Where possible, design your stand so that:

  • Core brand elements (logo backwalls, brand colour zones) remain constant across shows.
  • Campaign or product-specific graphics are on separate, easily replaceable panels.
  • Lightboxes and structural frames are neutral enough to work with future campaigns.

This approach reduces waste, speeds up turnaround between events and increases the return on your hardware investment.

Prepare Your Team to Use the Stand Properly

Even the best-designed stand will underperform if the team using it is not briefed properly. Give staff a quick “tour” of the stand design before the show starts.

Align staff with the stand flow

  • Explain the purpose of each zone and which conversations should happen where.
  • Agree who will work in the attraction area versus the meeting area.
  • Make sure everyone understands the key messages highlighted on your graphics.

When staff know how the stand is meant to work, they naturally reinforce the design with their behaviour, rather than working against it.

Measure What Worked – and Improve

Finally, treat each exhibition as part of an ongoing optimisation process. Track:

  • Number and quality of leads captured.
  • Meetings held or quotes requested.
  • Products most frequently discussed or demonstrated.
  • Visitor feedback on how easy it was to understand what you do.

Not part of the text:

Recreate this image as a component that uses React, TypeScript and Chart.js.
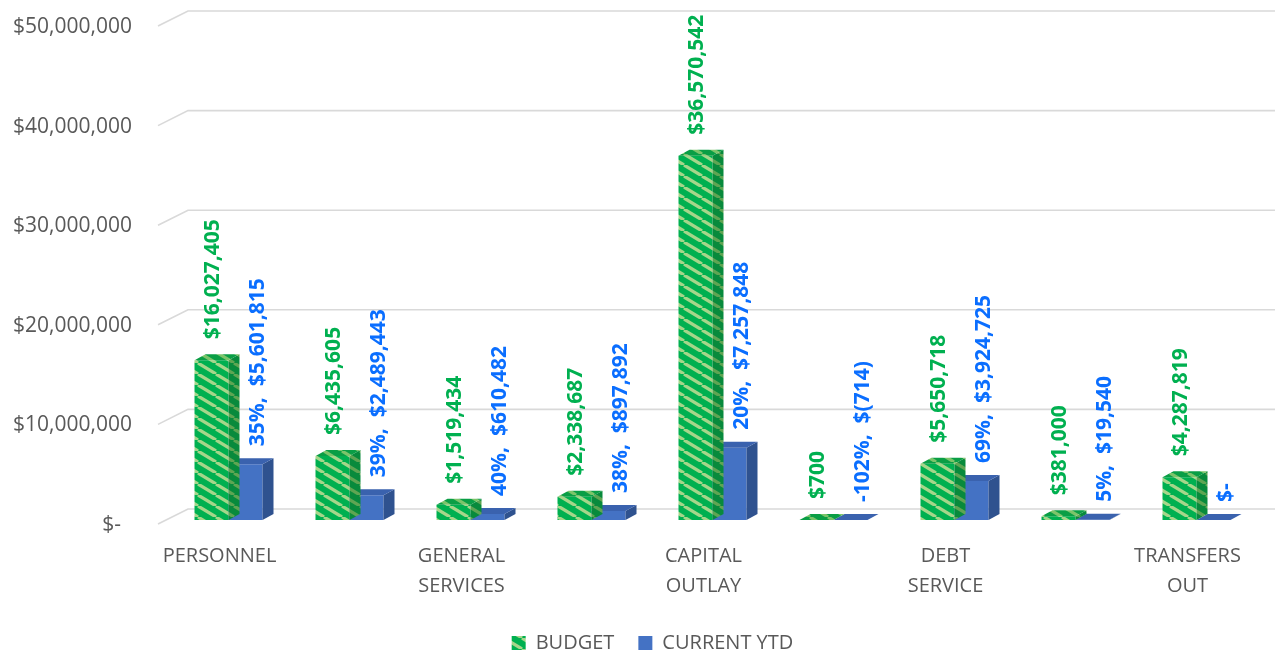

Use this data to refine future layouts, adjust which products you hero and improve your graphics and messaging. Over time, your stand becomes less of a one-off build and more of a repeatable, predictable marketing asset.

Bringing It All Together

A high-impact exhibition stand is the result of clear objectives, strong visual hierarchy and intelligent use of modern display solutions such as LED lightboxes, modular backwalls and flexible retail-style units. Start with what you want the stand to achieve, design every element around that goal, and choose systems that can evolve with your brand from show to show.

By combining strategic thinking with the right hardware, you do not just create a stand that looks impressive – you build a space that consistently attracts attention, communicates your value and generates results long after the show doors close.